_EXERCISE DETAILS_
Reproduce each line that includes the word "this".

_AVAILABLE DATA_
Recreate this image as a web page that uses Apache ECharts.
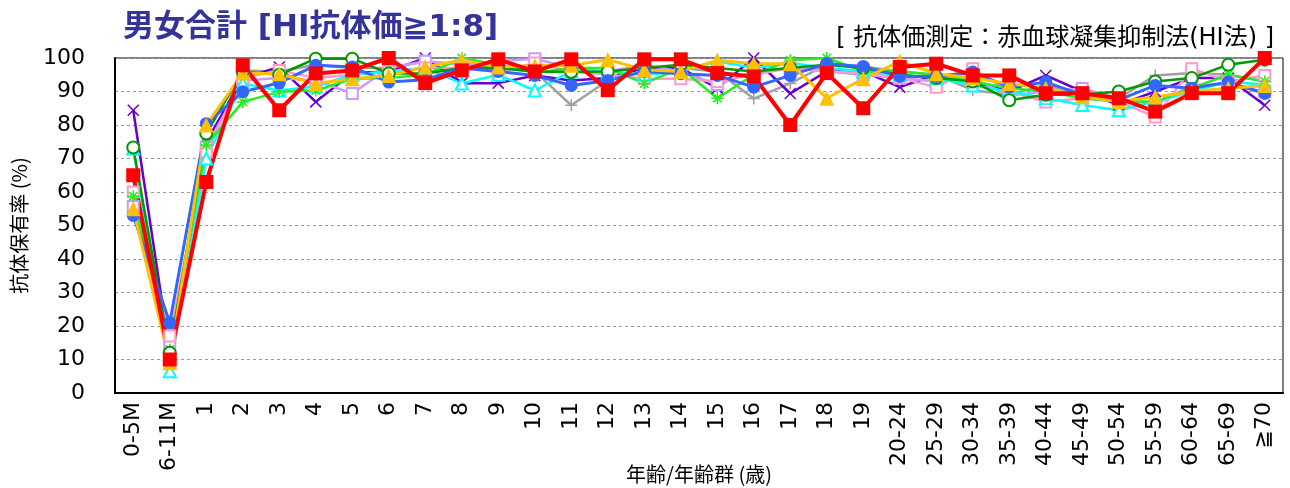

---

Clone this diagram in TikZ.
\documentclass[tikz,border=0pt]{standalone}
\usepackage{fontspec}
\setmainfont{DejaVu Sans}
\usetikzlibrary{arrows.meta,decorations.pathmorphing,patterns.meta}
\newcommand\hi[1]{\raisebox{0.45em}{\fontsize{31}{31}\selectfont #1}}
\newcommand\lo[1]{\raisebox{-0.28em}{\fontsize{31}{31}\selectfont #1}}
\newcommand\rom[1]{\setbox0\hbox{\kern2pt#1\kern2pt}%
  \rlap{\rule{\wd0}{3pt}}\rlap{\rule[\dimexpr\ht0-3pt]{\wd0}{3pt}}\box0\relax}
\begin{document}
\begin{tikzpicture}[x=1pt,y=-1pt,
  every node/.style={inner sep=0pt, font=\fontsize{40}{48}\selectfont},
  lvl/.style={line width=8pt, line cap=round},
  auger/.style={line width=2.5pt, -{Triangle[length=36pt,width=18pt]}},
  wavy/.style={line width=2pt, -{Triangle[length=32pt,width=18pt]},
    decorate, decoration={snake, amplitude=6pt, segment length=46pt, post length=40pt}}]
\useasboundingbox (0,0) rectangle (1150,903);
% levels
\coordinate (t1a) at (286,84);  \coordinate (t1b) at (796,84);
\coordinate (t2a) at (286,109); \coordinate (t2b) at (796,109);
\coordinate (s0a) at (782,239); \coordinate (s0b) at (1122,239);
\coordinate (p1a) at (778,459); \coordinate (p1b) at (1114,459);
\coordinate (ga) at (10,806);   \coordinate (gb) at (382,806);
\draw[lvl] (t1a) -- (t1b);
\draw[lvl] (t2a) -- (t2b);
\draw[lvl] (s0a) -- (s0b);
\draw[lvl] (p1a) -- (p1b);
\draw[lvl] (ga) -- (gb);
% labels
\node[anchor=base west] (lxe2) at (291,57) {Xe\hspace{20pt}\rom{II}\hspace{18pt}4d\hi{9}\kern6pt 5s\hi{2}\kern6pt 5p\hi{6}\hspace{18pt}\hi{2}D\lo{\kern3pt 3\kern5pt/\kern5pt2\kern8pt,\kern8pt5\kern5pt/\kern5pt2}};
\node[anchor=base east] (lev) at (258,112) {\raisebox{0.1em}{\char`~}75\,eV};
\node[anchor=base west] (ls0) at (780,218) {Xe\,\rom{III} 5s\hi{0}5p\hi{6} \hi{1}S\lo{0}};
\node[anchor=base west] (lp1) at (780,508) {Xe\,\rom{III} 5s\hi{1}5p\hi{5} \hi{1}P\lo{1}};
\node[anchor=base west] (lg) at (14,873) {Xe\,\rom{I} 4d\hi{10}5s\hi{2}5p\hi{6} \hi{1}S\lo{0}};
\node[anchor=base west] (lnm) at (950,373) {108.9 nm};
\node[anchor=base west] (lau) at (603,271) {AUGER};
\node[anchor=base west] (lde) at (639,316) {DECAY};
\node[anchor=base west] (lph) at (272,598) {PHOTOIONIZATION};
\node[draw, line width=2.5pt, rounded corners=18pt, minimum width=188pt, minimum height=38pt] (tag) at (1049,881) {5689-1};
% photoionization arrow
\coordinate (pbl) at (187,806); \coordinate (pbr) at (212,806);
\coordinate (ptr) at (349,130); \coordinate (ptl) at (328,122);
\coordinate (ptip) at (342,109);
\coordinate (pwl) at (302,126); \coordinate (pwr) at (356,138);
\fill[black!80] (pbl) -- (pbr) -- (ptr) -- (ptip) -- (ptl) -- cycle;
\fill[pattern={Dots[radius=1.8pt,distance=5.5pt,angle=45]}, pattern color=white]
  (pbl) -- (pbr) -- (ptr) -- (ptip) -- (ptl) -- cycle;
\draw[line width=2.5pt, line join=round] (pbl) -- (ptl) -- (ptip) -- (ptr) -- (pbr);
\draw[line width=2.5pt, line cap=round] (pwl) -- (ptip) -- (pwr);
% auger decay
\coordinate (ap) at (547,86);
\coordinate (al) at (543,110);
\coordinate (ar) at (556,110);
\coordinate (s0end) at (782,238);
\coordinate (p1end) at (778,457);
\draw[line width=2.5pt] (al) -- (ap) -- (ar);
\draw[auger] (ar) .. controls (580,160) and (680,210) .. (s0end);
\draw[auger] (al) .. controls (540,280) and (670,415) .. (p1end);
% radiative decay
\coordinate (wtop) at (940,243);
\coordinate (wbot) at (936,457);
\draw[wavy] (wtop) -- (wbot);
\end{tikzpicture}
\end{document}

_EXERCISE RESPONSE_
Recreate this image as a web page that uses Apache ECharts.
Clone this diagram in TikZ.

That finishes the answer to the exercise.